By default, REF=LAST.
If you choose a reference level for any CLASS variable, all variables are parameterized in the reference parameterization
for computational efficiency. In other words, the SEVERITY procedure applies a single parameterization method to all classification
variables.
Suppose that the variable temp
has three levels (hot
, warm
, and cold
) and that the variable gender
has two levels (M
and F
). The following statements fit a scale regression model:
proc severity;
loss y;
class gender(ref='F') temp;
scalemodel gender*temp gender;
run;
Both CLASS variables are in reference parameterization in this model. The reference levels are F
for the variable gender
and warm
for the variable temp
, because the statements are equivalent to the following statements:
proc severity;
loss y;
class gender(ref='F') temp(ref=last);
scalemodel gender*temp gender;
run;
You can specify the following global-options:
-
MISSING
-
treats missing values (".", ".A", …, ".Z" for numeric variables and blanks for character variables) as valid values for the
CLASS variable.
If you do not specify the MISSING option, observations that have missing values for CLASS variables are removed from the analysis,
even if the CLASS variables are not used in the model formulation.
-
PARAM=keyword
-
specifies the parameterization method for the classification variable or variables. You can specify the following keywords:
- GLM
-
specifies a less-than-full-rank reference cell coding.
- REFERENCE
-
specifies a reference cell encoding. You can choose the reference value by specifying an option for a specific variable or set of variables in the CLASS statement, or you can designate the first- or last-ordered value by specifying a global-option. By default, REFERENCE=LAST.
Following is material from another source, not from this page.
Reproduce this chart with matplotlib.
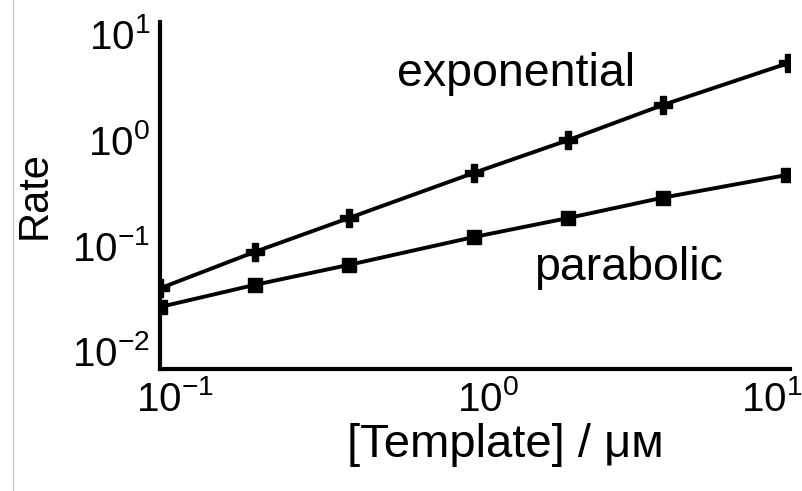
import matplotlib
matplotlib.use("Agg")
import matplotlib.pyplot as plt
import matplotlib.transforms as mtransforms
from matplotlib.lines import Line2D

plt.rcParams['font.family'] = ['Liberation Sans', 'DejaVu Sans']
plt.rcParams['mathtext.default'] = 'regular'

# template concentration (uM) and measured rates
conc = [0.1, 0.2, 0.4, 1, 2, 4, 10]
exponential = [0.039, 0.086, 0.18, 0.48, 0.98, 2.1, 5.2]
parabolic = [0.026, 0.042, 0.065, 0.119, 0.18, 0.28, 0.46]

x_ticks = [0.1, 1, 10]
y_ticks = [0.01, 0.1, 1, 10]


def main():
    fig = plt.figure(figsize=(8.02, 4.91), dpi=100)
    ax = fig.add_axes([0.1995, 0.2485, 0.7855, 0.7065])

    ax.plot(conc, exponential, color='black', lw=2.8, marker='P', ms=13,
            mec='black', mfc='black')
    ax.plot(conc, parabolic, color='black', lw=2.8, marker='s', ms=10,
            mec='black', mfc='black')

    ax.set_xscale('log')
    ax.set_yscale('log')
    ax.set_xlim(0.1, 10.15)
    ax.set_ylim(0.00676, 12.7)
    ax.set_xticks(x_ticks)
    ax.set_yticks(y_ticks)
    ax.minorticks_off()
    ax.tick_params(axis='both', length=0, labelsize=29)
    ax.tick_params(axis='x', pad=8)
    ax.tick_params(axis='y', pad=7)

    # the x tick labels sit a little off their ticks in the original
    shifts = [15, 14, -16]
    for lab, dx in zip(ax.get_xticklabels(), shifts):
        off = mtransforms.ScaledTranslation(dx / 100, 0, fig.dpi_scale_trans)
        lab.set_transform(lab.get_transform() + off)

    for side in ['top', 'right']:
        ax.spines[side].set_visible(False)
    for side in ['left', 'bottom']:
        ax.spines[side].set_linewidth(3)

    ax.set_xlabel('[Template] / μм', fontsize=34)
    ax.xaxis.set_label_coords(0.548, -0.155)
    ax.set_ylabel('Rate', fontsize=30)
    ax.yaxis.set_label_coords(-0.168, 0.5)

    ax.text(0.565, 0.816, 'exponential', transform=ax.transAxes,
            fontsize=33.5, ha='center', va='baseline')
    ax.text(0.744, 0.256, 'parabolic', transform=ax.transAxes,
            fontsize=33.5, ha='center', va='baseline')

    # faint frame line on the left edge of the picture
    fig.add_artist(Line2D([13 / 802, 13 / 802], [0, 1], color='#c8c8c8',
                          lw=1, transform=fig.transFigure))

    fig.savefig('out.png', dpi=100)


if __name__ == "__main__":
    main()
The GLM parameterization is the default. For more information about how parameterization of classification variables affects
the construction and interpretation of model effects, see the section Specification and Parameterization of Model Effects.
-
TRUNCATE<=n>
-
specifies the truncation width of formatted values of CLASS variables when the optional n is specified.
If n is not specified, the TRUNCATE option requests that classification levels be determined by using no more than the first 16
characters of the formatted values of CLASS variables.